Pages -- horizontal menu

Good and Bad People?

by John K. Stoner (June 3, 2015)

In a post a few days ago, Berry quoted Robert Benchley to the effect that "there are two kinds of people in the world—those who believe there are two kinds of people in the world and those who don't."

I've been trying to plumb the wisdom of that claim.

Basically this leads me to ask, "What is most basic in human nature?"  Or, "Are there indeed two kinds of people, as empires see it, good and bad people?"   People, in other words, who are good for the empire and people who are bad for the empire?  For the empire, it follows that the people who are bad for the empire are expendable—indeed, there are people who need to be expended.

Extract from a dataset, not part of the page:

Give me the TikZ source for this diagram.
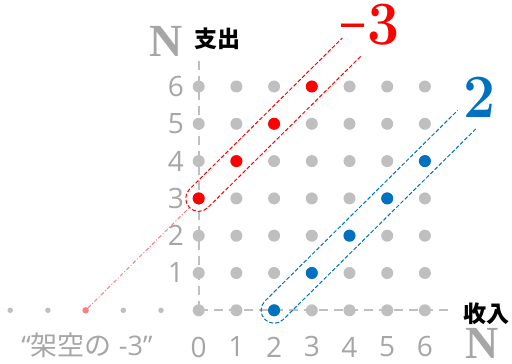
\documentclass[tikz,border=0pt]{standalone}
\usepackage{fontspec}
\usepackage{graphicx}
\usetikzlibrary{calc}
\newfontfamily\cjk{Noto Sans CJK JP}
\newfontfamily\lab{Open Sans}
\newfontfamily\serifN{Liberation Serif}
\definecolor{dotgray}{HTML}{BFBFBF}
\definecolor{txtgray}{HTML}{A6A6A6}
\definecolor{myred}{HTML}{FF0000}
\definecolor{myblue}{HTML}{0070C0}
\definecolor{mypink}{HTML}{FF7C80}
\begin{document}
\begin{tikzpicture}[x=1pt,y=1pt,
  gdot/.style={circle,fill=dotgray,inner sep=0pt,minimum size=12pt},
  rdot/.style={circle,fill=myred,inner sep=0pt,minimum size=12pt},
  bdot/.style={circle,fill=myblue,inner sep=0pt,minimum size=12pt},
  sdot/.style={circle,fill=dotgray,inner sep=0pt,minimum size=5.5pt},
  pdot/.style={circle,fill=mypink,inner sep=0pt,minimum size=6.5pt},
  axisline/.style={draw=dotgray,line width=1.6pt,dash pattern=on 9pt off 6pt},
  capsule/.style={line width=1pt,dash pattern=on 4pt off 2pt},
  tick/.style={text=txtgray,font=\lab\fontsize{28}{28}\selectfont,inner sep=0pt},
  bigN/.style={text=txtgray,font=\serifN\bfseries\fontsize{46}{46}\selectfont,inner sep=0pt},
  cjklab/.style={text=black,font=\cjk\bfseries\fontsize{23}{23}\selectfont,inner sep=0pt},
  bignum/.style={font=\bfseries\fontsize{57}{57}\selectfont,inner sep=0pt}]
\useasboundingbox (0,0) rectangle (512,364);
% axes
\coordinate (o) at (198.7,53.7);
\coordinate (ytop) at (198.7,303);
\coordinate (xend) at (452,53.7);
\draw[axisline] (o) -- (ytop);
\draw[axisline] (o) -- (xend);
% grid dots
\foreach \i in {0,...,6}{
  \foreach \j in {0,...,6}{
    \node[gdot] (p-\i-\j) at ({198.7+37.7*\i},{53.7+37.3*\j}) {};
  }
}
% red and blue dots
\node[rdot] (r0) at (p-0-3) {};
\node[rdot] (r1) at (p-1-4) {};
\node[rdot] (r2) at (p-2-5) {};
\node[rdot] (r3) at (p-3-6) {};
\node[bdot] (b0) at (p-2-0) {};
\node[bdot] (b1) at (p-3-1) {};
\node[bdot] (b2) at (p-4-2) {};
\node[bdot] (b3) at (p-5-3) {};
\node[bdot] (b4) at (p-6-4) {};
% negative dots
\node[sdot] (m5) at (10.2,53.7) {};
\node[sdot] (m4) at (47.9,53.7) {};
\node[pdot] (m3) at (85.6,53.7) {};
\node[sdot] (m2) at (123.3,53.7) {};
\node[sdot] (m1) at (161.0,53.7) {};
% pink dash-dot connector
\draw[mypink,line width=1pt,dash pattern=on 4pt off 2pt on 1pt off 2pt,shorten >=7pt] (m3) -- (r0);
% capsules
\begin{scope}[shift={(198.7,165.6)},rotate=44.7]
  \draw[capsule,myred] (215,-13) -- (0,-13) arc (-90:-270:13) -- (215,13);
\end{scope}
\begin{scope}[shift={(274.1,53.7)},rotate=44.7]
  \draw[capsule,myblue] (271,-13) -- (0,-13) arc (-90:-270:13) -- (271,13);
\end{scope}
% tick labels
\foreach \j in {1,...,6}{
  \node[tick] (yl-\j) at (176,{53.7+37.3*\j}) {\j};
}
\foreach \i in {0,...,6}{
  \node[tick] (xl-\i) at ({198.7+37.7*\i},17) {\i};
}
% axis names
\node[bigN] (ntop) at (166.5,322.5) {N};
\node[cjklab] (zhichu) at (217,325) {支出};
\node[cjklab] (shouru) at (486.5,50.5) {收入};
\node[bigN] (nright) at (482,20.5) {N};
% big numbers
\node[bignum,text=myred,anchor=base] (neg3) at (370.5,319) {\scalebox{1}[1.08]{\raisebox{-0.15em}{\scalebox{0.72}[1.7]{–}}\kern0.06em 3}};
\node[bignum,text=myblue] (two) at (480,266.5) {\scalebox{1}[1.08]{2}};
% imaginary label
\node[text=txtgray,inner sep=0pt] (imag) at (87,19) {\lab\fontsize{27}{27}\selectfont “{\cjk 架空の} -3”};
\end{tikzpicture}
\end{document}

And so the project of the empire becomes how to expend the expendable people.

The project becomes the power of death—how to kill the people who threaten the security of the empire and its beneficiaries.  That leads to amassing the biggest military budgets, global reach, full spectrum domination, bombs and drones in all of history.  A truly exceptional nation: the USA.

Jesus obviously had another idea.

Jesus had an idea more like that of Brian Stevenson, who said in a 2012 TED talk:  "In my work with people, I have come to believe that  each of us is more than the worst thing we've ever done."

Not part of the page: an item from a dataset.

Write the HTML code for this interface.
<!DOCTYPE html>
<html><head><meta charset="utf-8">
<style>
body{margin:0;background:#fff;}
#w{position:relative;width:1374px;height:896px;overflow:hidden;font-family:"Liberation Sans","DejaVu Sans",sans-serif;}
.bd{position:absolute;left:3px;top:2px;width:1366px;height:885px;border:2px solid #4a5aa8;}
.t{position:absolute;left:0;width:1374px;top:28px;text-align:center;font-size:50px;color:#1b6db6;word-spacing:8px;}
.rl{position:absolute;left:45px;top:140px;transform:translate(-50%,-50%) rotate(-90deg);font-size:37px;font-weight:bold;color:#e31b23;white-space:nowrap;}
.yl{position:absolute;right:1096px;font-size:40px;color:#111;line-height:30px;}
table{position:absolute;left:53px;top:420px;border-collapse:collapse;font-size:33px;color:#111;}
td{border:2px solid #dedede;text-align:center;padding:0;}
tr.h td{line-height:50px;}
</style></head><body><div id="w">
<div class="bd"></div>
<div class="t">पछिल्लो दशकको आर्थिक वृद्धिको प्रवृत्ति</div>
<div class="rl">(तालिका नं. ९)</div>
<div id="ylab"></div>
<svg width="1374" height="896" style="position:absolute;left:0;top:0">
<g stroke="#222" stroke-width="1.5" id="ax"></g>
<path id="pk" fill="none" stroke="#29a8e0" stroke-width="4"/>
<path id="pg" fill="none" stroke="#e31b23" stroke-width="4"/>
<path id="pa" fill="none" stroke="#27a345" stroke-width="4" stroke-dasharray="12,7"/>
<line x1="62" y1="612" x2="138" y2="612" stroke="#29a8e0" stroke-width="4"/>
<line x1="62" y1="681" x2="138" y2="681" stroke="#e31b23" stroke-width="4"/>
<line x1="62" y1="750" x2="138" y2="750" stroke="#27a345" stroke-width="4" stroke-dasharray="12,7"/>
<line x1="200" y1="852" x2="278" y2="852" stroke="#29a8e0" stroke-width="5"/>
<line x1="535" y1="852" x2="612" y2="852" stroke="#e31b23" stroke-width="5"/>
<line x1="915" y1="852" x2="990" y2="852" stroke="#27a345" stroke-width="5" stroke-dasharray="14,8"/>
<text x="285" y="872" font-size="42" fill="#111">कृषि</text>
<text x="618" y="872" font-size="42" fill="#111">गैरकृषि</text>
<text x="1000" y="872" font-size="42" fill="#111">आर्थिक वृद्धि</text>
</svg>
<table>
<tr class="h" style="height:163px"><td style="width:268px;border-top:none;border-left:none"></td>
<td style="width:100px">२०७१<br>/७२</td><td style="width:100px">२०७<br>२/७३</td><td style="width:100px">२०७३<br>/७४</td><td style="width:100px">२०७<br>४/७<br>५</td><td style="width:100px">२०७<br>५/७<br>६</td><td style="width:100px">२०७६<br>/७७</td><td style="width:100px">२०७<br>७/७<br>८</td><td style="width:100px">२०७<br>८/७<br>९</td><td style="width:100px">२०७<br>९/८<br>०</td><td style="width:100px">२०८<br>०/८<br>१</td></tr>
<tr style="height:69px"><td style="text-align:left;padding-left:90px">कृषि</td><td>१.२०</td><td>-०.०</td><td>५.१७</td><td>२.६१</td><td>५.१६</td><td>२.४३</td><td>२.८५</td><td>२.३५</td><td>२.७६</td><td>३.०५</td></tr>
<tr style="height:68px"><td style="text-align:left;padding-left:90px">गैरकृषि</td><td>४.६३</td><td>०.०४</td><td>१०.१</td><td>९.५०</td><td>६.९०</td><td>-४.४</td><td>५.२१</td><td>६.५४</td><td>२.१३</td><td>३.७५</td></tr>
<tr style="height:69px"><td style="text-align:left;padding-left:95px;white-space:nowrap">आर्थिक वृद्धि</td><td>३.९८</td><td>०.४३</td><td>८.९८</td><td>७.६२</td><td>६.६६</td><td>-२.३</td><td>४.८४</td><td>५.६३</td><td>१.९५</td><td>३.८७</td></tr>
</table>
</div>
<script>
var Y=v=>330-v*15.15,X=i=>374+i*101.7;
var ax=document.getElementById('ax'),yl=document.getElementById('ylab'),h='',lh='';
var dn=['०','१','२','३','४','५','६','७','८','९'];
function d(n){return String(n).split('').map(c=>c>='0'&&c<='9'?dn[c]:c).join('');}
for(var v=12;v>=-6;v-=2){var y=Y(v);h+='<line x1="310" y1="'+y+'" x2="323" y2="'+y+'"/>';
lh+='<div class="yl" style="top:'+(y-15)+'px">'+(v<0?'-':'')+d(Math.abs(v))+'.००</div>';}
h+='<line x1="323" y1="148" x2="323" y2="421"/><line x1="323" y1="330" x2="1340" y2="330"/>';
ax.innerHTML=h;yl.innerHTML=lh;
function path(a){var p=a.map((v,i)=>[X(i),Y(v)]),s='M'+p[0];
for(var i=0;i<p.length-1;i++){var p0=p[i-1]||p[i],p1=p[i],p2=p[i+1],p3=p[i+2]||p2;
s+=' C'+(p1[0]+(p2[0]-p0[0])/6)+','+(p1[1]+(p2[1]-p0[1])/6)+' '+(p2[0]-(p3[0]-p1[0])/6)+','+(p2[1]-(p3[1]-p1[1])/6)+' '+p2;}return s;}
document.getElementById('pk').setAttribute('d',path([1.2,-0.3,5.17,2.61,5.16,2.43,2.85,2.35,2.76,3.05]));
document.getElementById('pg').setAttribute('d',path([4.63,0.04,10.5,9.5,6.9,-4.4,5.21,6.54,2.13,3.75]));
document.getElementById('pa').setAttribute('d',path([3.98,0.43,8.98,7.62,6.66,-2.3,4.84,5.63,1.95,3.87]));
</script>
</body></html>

What a revolutionary view of human nature!

Well, maybe not all that revolutionary.  Everybody believes that, don't they?  At least in one case—their own case.  Do I believe that I am more than the worst thing I've ever done?   If that is true of me, why wouldn't it be true of someone else?  Everyone else?

So what if there are not good and bad people, but just people who are both good and bad?

Then that changes the human project from getting rid of bad people to nurturing the good in all people.